I need all the observation details I can get and load it into a python / geopanda array.
I tried using the get_observations() function of Pyinaturalist but it doesnt return the Latitude and Longitude coordonates.
Mmmm, that’s weird: I useally get like 70+ research grade observations for anthidium florentinum in North America and with the old API csv I only get 30…
You are right about the JSON, it’s just that it seems simpler to me but I guess it may be a source of errors. I just never worked with Jsons a lot as opposed to csv but I should learn.
Given my likely use cases and existing GIS skills, I guess this just seems like an unfamiliar and convoluted way of doing something that I can do more easily by other means. And one that I would expect to be less flexible for other uses of the data I might have downstream…
Of course, many of the variables here are going to be person-specific. To you, presumably using the API is “the easy way” and downloading a csv is “the hard way”, for me it’s the opposite.
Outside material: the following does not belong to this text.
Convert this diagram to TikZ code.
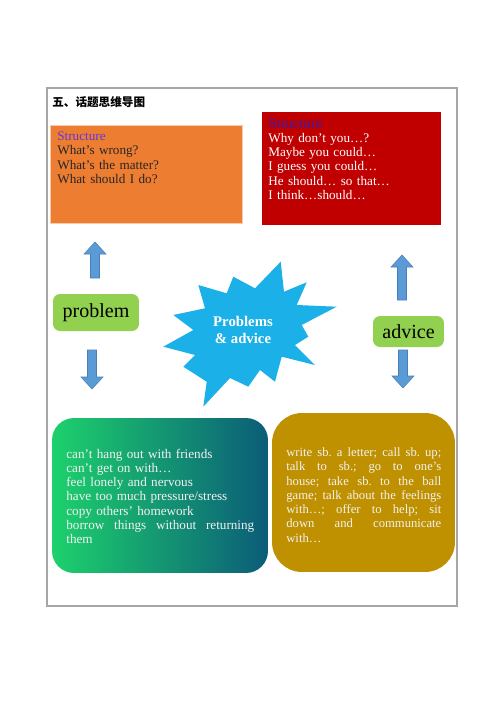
\documentclass[tikz,border=0pt]{standalone}
\usepackage{fontspec}
\setmainfont{Liberation Serif}
\newfontfamily\cjk{Noto Sans CJK SC}
\frenchspacing

\definecolor{frameGray}{HTML}{A6A6A6}
\definecolor{askOrange}{HTML}{ED7D31}
\definecolor{askEdge}{HTML}{F8CBAD}
\definecolor{giveRed}{HTML}{C00000}
\definecolor{structA}{HTML}{6236D8}
\definecolor{structB}{HTML}{3C1CA8}
\definecolor{darkText}{HTML}{262626}
\definecolor{tagGreen}{HTML}{92D050}
\definecolor{arrowBlue}{HTML}{5B9BD5}
\definecolor{arrowEdge}{HTML}{4A7EBB}
\definecolor{burstBlue}{HTML}{1CB0E8}
\definecolor{probLeft}{HTML}{1DD16C}
\definecolor{probRight}{HTML}{0B5C78}
\definecolor{adviceGold}{HTML}{BF9000}
\definecolor{paleText}{HTML}{F2F2F2}

% one line spread to the full text width
\newcommand{\fullline}[1]{{\frenchspacing\spaceskip=0pt\xspaceskip=0pt\makebox[\hsize][s]{#1}}\\}

\begin{document}
\begin{tikzpicture}[x=0.02cm, y=-0.02cm,
  panel/.style={inner sep=0pt, outer sep=0pt},
  txt/.style={anchor=north west, inner sep=0pt, align=left,
              font=\fontsize{7.5}{8.1}\selectfont},
  tag/.style={fill=tagGreen, rounded corners=4pt, inner sep=0pt,
              font=\fontsize{11.4}{13}\selectfont},
  blk/.style={fill=arrowBlue, draw=arrowEdge, line width=0.3pt},
  burst/.style={fill=burstBlue, draw=none}
]
\useasboundingbox (0,0) rectangle (500,707);

% frame and title
\draw[frameGray, line width=0.6pt] (47,88) rectangle (457,606);
\node[anchor=west, inner sep=0pt, font=\cjk\bfseries\fontsize{6.6}{7}\selectfont] (title) at (52,102) {五、话题思维导图};

% structure boxes
\node[panel, fill=askOrange, draw=askEdge, line width=0.4pt,
      minimum width=3.84cm, minimum height=1.96cm] (askbox) at (146,174) {};
\node[panel, fill=giveRed, minimum width=3.58cm, minimum height=2.26cm] (givebox) at (351.5,168.5) {};

\node[txt, text width=3.6cm, text=darkText] (asktxt) at (57,131.5)
  {\textcolor{structA}{Structure}\\ What’s wrong?\\ What’s the matter?\\ What should I do?};
\node[txt, text width=3.4cm, text=white] (givetxt) at (268,118)
  {\textcolor{structB}{\fontsize{8.4}{8.1}\selectfont Structure}\\ Why don’t you…?\\ Maybe you could…\\ I guess you could…\\ He should… so that…\\ I think…should…};

% labels
\node[tag, minimum width=1.72cm, minimum height=0.74cm] (problem) at (96,312.5) {problem};
\node[tag, minimum width=1.42cm, minimum height=0.62cm] (advice) at (408.5,331.5) {advice};

% block arrows
\draw[blk] (95,242) -- ++(11,12) -- ++(-6.5,0) -- ++(0,24) -- ++(-9,0) -- ++(0,-24) -- ++(-6.5,0) -- cycle;
\draw[blk] (92,389) -- ++(11,-12) -- ++(-6.5,0) -- ++(0,-27) -- ++(-9,0) -- ++(0,27) -- ++(-6.5,0) -- cycle;
\draw[blk] (402,255) -- ++(11,12) -- ++(-6.5,0) -- ++(0,33) -- ++(-9,0) -- ++(0,-33) -- ++(-6.5,0) -- cycle;
\draw[blk] (403,388) -- ++(11,-12) -- ++(-6.5,0) -- ++(0,-26) -- ++(-9,0) -- ++(0,26) -- ++(-6.5,0) -- cycle;

% centre burst
\draw[burst] (280.7,261.7) -- (284,291.7) -- (306.7,282.3) -- (296.7,305) -- (336.7,306.7)
  -- (301.7,325) -- (308.3,336.7) -- (295,345) -- (315,365) -- (281.7,356.7) -- (275,381.7)
  -- (260,370) -- (248.3,386.7) -- (230,378) -- (203.3,406.7) -- (206.7,381.7) -- (183.3,366.7)
  -- (195,355) -- (163.3,346.7) -- (193.3,330) -- (173.3,315) -- (205,308.3) -- (198.3,285)
  -- (226.7,293.3) -- (233.3,276.7) -- (255,288.3) -- cycle;
\node[align=center, text=white, inner sep=0pt, font=\bfseries\fontsize{8.4}{9.6}\selectfont] (topic) at (243,330) {Problems\\ \& advice};

% bottom boxes
\node[panel, left color=probLeft, right color=probRight, rounded corners=0.44cm,
      minimum width=4.32cm, minimum height=3.1cm] (probbox) at (160,495.5) {};
\node[panel, fill=adviceGold, rounded corners=0.6cm,
      minimum width=3.66cm, minimum height=3.18cm] (advbox) at (363.5,492.5) {};

\node[txt, text width=3.76cm, text=paleText] (probtxt) at (66,448.5)
  {can’t hang out with friends\\ can’t get on with…\\ feel lonely and nervous\\
   have too much pressure/stress\\ copy others’ homework\\
   \fullline{borrow things without returning} them};
\node[txt, text width=3.1cm, text=paleText, font=\fontsize{7.2}{8.1}\selectfont] (advtxt) at (286,447.5)
  {\fullline{write sb. a letter; call sb. up;}
   \fullline{talk to sb.; go to one’s}
   \fullline{house; take sb. to the ball}
   \fullline{game; talk about the feelings}
   \fullline{with…; offer to help; sit}
   \fullline{down and communicate}
   with…};

\end{tikzpicture}
\end{document}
See also here for more details on some of the parameters.
Many, but not all of the API parameters are implemented on the Export page. So if you build a query using the API docs, you may get something different when you plug it into the Export page. On the other hand, If you copy the parameters from the box on the Export page to an API call, you should get the same results.
You’re hitting the page limit. For small numbers of pages, the path of least resistance might be adding “&page=2” and so on. From an earlier post by pisum:
i don’t see this. this endpoint is limited to a maximum of 200 records per page, and i don’t see the CSV response being defaulted to a limit of 30 records. i’m getting 100+ records. if it’s not working for you, you could specify per_page=200 and see what happens.
if you need to build things from scratch, you probably shouldn’t use PyiNaturalist. you should probably hit the API directly. you also probably shouldn’t use a mapping package either. you should probably build one yourself, right?
i still don’t like the idea of practicing how to do things the inefficient way for a class, but i guess it’s up to you to learn what you want to learn.